START
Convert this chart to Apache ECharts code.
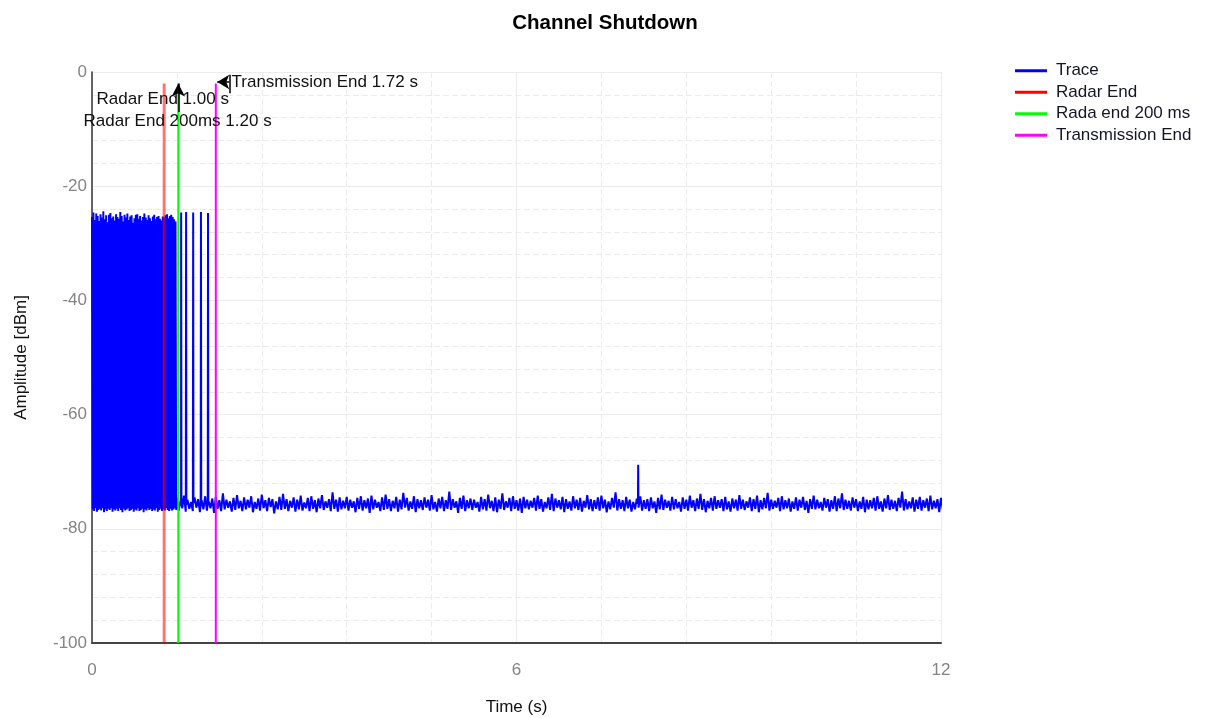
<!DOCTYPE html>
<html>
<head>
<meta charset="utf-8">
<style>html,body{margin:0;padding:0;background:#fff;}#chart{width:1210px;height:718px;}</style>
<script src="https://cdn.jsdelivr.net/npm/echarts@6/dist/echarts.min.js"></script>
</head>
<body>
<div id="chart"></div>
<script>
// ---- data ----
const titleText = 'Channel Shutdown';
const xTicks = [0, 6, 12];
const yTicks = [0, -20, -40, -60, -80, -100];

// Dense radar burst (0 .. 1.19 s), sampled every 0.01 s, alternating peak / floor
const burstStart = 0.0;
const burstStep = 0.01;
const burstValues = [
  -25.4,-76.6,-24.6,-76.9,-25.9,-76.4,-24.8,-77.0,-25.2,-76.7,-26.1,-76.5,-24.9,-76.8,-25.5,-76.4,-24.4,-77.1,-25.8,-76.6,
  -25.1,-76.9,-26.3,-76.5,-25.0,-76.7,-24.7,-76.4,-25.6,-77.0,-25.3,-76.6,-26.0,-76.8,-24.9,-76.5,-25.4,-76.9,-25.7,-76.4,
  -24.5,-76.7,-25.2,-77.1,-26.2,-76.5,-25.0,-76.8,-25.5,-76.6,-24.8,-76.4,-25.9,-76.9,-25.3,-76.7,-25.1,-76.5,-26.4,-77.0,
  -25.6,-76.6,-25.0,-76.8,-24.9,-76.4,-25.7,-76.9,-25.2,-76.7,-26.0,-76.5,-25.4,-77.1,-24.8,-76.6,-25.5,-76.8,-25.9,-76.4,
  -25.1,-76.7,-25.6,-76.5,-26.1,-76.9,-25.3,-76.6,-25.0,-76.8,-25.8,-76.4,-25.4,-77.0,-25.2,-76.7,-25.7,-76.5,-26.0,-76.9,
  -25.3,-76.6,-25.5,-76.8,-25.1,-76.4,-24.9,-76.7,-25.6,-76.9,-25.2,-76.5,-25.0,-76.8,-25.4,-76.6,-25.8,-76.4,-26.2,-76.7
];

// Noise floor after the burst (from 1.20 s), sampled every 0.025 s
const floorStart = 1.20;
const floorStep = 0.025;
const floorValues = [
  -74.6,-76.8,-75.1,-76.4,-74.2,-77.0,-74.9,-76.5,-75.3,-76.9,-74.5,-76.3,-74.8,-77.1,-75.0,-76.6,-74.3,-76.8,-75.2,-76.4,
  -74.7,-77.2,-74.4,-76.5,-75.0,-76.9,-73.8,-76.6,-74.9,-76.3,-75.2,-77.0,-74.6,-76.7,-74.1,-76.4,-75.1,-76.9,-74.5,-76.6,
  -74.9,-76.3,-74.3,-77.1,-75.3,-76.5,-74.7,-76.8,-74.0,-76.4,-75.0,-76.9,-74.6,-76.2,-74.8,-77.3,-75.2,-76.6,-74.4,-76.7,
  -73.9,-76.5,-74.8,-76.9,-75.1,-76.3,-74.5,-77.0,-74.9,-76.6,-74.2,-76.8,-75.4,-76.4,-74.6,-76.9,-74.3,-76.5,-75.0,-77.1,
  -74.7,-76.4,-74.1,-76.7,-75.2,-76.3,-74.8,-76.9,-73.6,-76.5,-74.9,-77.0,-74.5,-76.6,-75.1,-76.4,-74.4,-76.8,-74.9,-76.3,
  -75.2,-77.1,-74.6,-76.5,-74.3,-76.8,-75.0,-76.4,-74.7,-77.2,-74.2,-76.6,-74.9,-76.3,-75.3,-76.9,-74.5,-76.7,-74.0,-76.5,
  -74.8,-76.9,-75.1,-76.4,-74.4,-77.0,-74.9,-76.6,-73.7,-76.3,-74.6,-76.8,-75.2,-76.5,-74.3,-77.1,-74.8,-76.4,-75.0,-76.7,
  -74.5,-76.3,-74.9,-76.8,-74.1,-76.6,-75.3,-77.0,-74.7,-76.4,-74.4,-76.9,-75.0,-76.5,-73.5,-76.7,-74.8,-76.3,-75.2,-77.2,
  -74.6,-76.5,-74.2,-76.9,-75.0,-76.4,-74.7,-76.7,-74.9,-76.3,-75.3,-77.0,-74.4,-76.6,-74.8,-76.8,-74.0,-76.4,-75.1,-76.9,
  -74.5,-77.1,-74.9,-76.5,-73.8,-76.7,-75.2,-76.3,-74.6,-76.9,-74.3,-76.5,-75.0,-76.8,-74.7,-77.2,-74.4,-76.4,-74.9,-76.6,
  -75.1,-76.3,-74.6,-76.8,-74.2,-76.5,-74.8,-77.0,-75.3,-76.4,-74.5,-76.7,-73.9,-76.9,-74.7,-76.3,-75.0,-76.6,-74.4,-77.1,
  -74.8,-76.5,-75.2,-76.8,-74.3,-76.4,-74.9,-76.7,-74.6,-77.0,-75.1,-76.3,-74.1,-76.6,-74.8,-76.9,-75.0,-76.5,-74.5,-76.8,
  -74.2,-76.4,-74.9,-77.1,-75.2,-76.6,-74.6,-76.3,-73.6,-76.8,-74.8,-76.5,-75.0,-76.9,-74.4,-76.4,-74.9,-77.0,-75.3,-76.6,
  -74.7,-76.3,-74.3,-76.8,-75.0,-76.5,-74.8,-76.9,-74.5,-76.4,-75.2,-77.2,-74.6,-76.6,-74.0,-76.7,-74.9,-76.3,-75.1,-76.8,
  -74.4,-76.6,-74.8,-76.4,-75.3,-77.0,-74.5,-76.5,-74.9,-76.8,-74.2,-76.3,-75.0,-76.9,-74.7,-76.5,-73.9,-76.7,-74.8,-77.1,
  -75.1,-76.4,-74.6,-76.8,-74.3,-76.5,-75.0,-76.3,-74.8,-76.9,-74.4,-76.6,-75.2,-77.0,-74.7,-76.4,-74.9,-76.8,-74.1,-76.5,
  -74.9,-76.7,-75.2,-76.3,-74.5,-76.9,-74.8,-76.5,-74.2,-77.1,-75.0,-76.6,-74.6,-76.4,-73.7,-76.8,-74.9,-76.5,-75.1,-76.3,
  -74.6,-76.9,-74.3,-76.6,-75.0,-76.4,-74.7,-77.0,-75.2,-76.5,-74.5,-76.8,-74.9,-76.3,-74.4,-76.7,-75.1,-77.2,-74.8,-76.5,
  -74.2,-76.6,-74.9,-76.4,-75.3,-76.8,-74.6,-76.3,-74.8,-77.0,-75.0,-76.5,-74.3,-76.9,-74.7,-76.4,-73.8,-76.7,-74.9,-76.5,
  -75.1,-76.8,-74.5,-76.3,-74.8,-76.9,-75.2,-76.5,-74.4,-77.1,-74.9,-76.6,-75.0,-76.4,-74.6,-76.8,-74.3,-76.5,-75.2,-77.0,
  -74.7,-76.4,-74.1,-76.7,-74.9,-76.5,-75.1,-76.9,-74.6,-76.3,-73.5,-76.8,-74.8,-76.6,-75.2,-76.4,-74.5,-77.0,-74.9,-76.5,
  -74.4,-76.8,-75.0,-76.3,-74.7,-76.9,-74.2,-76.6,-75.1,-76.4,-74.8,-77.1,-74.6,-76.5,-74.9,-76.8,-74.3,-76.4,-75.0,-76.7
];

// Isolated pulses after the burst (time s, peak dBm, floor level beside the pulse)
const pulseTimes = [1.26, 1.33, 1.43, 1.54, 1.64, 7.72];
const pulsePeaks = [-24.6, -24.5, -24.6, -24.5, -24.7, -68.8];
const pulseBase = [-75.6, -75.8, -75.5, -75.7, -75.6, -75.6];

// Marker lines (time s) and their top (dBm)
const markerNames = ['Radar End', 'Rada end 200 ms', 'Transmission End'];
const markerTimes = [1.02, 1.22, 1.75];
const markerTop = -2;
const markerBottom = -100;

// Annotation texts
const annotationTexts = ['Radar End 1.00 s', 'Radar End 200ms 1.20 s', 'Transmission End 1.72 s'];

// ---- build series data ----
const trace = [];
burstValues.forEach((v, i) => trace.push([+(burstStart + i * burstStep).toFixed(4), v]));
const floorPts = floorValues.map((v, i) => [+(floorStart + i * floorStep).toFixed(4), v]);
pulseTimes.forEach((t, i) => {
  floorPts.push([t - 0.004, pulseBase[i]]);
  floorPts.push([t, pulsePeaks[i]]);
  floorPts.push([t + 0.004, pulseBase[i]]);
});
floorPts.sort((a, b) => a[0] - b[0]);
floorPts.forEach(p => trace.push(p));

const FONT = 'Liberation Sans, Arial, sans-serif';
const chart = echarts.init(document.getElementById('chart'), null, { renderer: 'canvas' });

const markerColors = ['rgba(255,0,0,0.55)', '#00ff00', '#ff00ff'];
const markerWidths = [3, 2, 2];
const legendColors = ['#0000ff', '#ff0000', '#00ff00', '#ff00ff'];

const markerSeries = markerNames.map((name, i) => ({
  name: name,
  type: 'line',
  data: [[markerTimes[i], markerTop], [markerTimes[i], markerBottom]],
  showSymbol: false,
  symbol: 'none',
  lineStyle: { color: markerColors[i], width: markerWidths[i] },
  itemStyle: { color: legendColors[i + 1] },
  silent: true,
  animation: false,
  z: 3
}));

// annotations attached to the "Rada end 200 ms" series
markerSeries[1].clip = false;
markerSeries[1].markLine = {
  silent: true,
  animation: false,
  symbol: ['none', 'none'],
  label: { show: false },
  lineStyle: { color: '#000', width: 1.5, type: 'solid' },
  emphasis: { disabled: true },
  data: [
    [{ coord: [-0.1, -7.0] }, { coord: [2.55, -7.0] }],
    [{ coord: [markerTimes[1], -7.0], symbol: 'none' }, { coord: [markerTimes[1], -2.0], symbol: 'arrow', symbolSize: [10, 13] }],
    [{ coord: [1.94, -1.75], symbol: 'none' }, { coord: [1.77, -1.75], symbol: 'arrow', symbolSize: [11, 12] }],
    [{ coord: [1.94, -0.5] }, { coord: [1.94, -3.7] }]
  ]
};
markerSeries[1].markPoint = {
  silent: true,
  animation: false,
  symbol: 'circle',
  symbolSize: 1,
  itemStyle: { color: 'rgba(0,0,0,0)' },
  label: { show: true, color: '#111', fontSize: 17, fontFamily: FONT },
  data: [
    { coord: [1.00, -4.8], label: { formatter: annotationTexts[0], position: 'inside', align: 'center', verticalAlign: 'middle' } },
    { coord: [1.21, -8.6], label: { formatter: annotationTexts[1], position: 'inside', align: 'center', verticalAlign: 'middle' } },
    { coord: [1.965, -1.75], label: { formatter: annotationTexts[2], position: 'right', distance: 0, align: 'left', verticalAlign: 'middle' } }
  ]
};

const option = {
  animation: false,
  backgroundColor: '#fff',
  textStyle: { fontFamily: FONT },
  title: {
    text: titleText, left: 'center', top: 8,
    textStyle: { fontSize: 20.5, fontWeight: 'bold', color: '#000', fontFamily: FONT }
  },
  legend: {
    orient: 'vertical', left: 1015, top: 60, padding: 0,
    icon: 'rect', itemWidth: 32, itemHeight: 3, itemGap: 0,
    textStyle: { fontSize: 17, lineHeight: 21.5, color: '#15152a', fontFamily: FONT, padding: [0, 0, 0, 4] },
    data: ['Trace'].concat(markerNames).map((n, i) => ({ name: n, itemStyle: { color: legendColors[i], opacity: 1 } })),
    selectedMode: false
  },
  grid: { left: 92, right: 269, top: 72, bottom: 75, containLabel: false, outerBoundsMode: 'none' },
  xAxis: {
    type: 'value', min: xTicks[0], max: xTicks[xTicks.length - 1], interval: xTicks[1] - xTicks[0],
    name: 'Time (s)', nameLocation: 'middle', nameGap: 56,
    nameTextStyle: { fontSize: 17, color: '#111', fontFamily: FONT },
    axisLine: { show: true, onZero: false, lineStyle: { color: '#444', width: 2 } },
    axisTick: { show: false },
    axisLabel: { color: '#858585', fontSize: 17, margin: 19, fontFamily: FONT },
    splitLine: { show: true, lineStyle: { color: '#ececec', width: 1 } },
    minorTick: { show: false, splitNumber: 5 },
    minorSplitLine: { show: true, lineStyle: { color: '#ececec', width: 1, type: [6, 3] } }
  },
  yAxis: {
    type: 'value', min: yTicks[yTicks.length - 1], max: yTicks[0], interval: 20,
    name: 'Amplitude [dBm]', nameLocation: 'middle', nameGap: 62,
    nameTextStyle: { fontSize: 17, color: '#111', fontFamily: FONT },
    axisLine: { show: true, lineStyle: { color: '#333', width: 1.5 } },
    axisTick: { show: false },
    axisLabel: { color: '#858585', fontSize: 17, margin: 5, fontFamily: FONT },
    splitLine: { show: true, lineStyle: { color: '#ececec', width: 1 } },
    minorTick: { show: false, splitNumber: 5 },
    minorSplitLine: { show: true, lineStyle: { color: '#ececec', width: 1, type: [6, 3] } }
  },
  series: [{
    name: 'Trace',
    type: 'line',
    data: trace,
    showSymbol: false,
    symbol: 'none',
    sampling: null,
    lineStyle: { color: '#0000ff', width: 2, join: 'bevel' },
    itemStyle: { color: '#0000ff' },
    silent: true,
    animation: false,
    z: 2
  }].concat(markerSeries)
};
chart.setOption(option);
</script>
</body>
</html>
END
**Work to be completed:** Pictures are excluded; extract exactly the lines from the start of the data through the line that holds "const yTicks = [0, -20, -40, -60, -80, -100];", both ends included.

**Expected output:**
Convert this chart to Apache ECharts code.
<!DOCTYPE html>
<html>
<head>
<meta charset="utf-8">
<style>html,body{margin:0;padding:0;background:#fff;}#chart{width:1210px;height:718px;}</style>
<script src="https://cdn.jsdelivr.net/npm/echarts@6/dist/echarts.min.js"></script>
</head>
<body>
<div id="chart"></div>
<script>
// ---- data ----
const titleText = 'Channel Shutdown';
const xTicks = [0, 6, 12];
const yTicks = [0, -20, -40, -60, -80, -100];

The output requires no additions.